The music in a game can have a huge effect on how cool it is. Music can be good in two ways: catchiness and “aptness”. I prefer catchy music over mood-setting background music, even if the quality of the latter is superior. Music with an actual melody can come to represent everything that happens while it’s playing.

Examples of Success:

  • Blaster Master: This game is actually pretty weak in the enemy area (since they’re all gray or red, except for the bosses) and in the challenge area (there’s no save point, and you really wear your fingers out in the boss battles. But the really, really good music (and cool character) help push this game way beyond average on the coolness scale.
  • Sonic the Hedgehog: I played this again a while ago (since I had never beaten all the levels in sequence). Really, it’s just a standard action game. But again, it has a lot of cool music. 

Story

In the end, a good video game tells a story. That doesn’t necessarily mean it has elaborate cut scenes or dialog.
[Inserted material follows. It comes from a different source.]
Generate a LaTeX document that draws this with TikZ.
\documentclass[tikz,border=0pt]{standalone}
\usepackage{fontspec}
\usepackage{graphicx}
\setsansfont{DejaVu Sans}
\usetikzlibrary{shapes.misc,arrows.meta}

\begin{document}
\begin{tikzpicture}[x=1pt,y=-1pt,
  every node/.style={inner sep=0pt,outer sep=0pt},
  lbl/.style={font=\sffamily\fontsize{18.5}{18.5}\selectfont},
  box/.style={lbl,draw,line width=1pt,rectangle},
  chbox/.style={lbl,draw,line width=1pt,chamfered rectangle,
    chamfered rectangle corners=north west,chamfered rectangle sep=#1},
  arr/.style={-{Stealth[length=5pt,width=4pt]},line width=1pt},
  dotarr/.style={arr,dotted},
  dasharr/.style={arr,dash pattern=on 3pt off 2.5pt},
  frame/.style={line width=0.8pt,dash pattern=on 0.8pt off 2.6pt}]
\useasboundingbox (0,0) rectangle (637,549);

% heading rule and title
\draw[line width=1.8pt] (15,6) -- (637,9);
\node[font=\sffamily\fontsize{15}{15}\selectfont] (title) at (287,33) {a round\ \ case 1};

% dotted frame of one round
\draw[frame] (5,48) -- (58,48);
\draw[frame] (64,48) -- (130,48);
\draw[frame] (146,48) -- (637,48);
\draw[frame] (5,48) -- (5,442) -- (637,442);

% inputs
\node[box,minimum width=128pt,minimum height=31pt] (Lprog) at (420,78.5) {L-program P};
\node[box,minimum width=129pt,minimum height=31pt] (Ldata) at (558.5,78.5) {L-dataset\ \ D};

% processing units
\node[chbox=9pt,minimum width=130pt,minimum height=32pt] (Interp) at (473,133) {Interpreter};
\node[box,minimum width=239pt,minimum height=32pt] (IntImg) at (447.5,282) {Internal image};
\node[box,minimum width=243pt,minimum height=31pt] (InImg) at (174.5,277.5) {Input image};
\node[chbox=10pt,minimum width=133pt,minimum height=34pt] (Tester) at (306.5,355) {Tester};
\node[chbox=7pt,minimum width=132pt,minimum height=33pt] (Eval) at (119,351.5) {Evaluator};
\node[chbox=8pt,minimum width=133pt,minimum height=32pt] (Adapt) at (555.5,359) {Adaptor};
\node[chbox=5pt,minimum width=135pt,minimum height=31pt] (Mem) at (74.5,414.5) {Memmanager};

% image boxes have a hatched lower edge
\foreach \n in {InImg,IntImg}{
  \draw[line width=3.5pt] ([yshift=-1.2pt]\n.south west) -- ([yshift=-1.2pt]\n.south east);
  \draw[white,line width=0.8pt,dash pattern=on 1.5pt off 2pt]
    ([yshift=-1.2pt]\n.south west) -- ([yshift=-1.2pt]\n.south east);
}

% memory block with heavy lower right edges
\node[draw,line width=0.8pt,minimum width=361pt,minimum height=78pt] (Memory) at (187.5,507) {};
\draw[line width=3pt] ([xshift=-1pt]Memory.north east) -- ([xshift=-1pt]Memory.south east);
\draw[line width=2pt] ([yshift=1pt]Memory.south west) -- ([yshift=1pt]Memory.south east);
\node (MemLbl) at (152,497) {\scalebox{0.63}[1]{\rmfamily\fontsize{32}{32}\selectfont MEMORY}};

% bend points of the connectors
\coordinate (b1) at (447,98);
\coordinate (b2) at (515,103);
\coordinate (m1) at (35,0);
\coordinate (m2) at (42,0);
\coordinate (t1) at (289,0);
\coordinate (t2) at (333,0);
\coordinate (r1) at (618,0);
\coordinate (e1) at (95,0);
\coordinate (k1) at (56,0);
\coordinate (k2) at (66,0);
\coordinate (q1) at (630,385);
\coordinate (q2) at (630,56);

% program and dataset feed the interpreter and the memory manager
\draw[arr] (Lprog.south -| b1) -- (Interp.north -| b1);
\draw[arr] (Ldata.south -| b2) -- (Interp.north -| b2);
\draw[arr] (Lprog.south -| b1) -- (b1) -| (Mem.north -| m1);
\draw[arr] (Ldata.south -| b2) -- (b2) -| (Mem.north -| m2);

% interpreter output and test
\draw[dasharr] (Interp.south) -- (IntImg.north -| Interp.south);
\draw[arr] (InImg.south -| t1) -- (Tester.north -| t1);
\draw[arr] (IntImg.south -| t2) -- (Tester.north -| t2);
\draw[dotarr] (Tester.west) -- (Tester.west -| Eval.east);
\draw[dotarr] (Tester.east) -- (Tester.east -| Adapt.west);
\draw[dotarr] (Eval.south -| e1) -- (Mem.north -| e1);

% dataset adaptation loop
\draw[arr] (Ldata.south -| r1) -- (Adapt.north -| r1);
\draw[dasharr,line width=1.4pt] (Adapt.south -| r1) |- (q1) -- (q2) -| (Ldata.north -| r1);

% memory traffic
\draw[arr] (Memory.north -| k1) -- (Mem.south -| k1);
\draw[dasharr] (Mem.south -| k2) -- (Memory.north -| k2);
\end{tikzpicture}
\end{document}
The real story of a game is the sum of the decisions you’ve made, your perseverance against threatening odds, and the discoveries you’ve made as you’ve progressed through someone’s work of art. (Seriously, it may not be “fine art”, but video games could be called a combination of painting, architecture, music, and even a bit of literature and theater.)

And speaking of plot, in a way I feel like the older games told better stories than a lot of today’s games with lots of dialog and plot devices, because they left room for your own imagination to fill in details that people try to hand you today.